On Aug. 20, 1914, with World War I less than a month old, Pope Pius X died, and on Sept. 3, 1914, Benedict was elected pope, only four months after being created a cardinal. Crowned on Sept. 6, 1914, he possessed the diplomatic experience that the conclave had wanted. The first four years of Benedict's seven-and-a-half-year papacy were to be consumed by his ultimately unsuccessful attempts to stop a war that he condemned as "the suicide of civilized Europe."

Born Giacomo della Chiesa in Genoa 1854, the sixth child of an ancient but poor patrician family, Benedict was ordained in 1878, spent much of his life in the Vatican's diplomatic service and became undersecretary of state in 1901. In 1907, he became archbishop of Bologna.

He opened a Vatican office to reunite prisoners of war with their families, and he tried to persuade neutral Switzerland to take in any combatants who were suffering from tuberculosis. While the Vatican's bank balance was not healthy, he spent 82 million lire on relief work.

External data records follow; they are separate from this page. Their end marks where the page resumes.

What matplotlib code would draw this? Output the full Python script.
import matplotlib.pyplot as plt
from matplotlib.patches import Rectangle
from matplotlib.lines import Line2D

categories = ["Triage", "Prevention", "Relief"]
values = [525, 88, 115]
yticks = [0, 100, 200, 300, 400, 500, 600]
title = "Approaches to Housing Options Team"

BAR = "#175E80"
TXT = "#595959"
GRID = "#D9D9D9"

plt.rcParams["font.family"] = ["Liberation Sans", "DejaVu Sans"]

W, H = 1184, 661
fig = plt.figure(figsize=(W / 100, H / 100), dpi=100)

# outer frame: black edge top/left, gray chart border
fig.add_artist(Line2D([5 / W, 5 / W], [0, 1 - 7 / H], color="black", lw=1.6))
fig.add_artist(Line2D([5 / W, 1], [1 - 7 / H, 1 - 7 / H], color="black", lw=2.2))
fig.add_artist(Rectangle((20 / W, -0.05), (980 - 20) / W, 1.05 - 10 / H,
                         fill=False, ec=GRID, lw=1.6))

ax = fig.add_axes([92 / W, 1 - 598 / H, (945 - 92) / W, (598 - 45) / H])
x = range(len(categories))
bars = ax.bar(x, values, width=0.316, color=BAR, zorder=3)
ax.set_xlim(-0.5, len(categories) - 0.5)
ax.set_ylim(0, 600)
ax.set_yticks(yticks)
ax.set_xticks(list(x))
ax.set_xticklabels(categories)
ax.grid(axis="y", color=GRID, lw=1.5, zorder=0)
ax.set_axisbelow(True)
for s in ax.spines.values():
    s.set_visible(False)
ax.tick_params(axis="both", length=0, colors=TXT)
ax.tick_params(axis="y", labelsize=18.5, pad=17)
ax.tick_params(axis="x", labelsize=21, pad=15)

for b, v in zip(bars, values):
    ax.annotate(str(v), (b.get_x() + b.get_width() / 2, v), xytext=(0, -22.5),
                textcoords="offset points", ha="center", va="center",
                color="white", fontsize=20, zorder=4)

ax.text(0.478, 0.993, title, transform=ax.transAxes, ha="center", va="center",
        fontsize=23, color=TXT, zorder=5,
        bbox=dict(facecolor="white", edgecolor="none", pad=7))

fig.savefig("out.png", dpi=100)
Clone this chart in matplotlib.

Benedict has been called "the pope of peace." In the title of John F. Pollard's biography, he is "the unknown pope." In the year that marks the centenary of the beginning of World War I, the millions dead will be remembered, the fall of dynasties discussed, and the consequences of the conflict pondered. It should be a time, too, when the heroic efforts of Benedict find a true appreciation.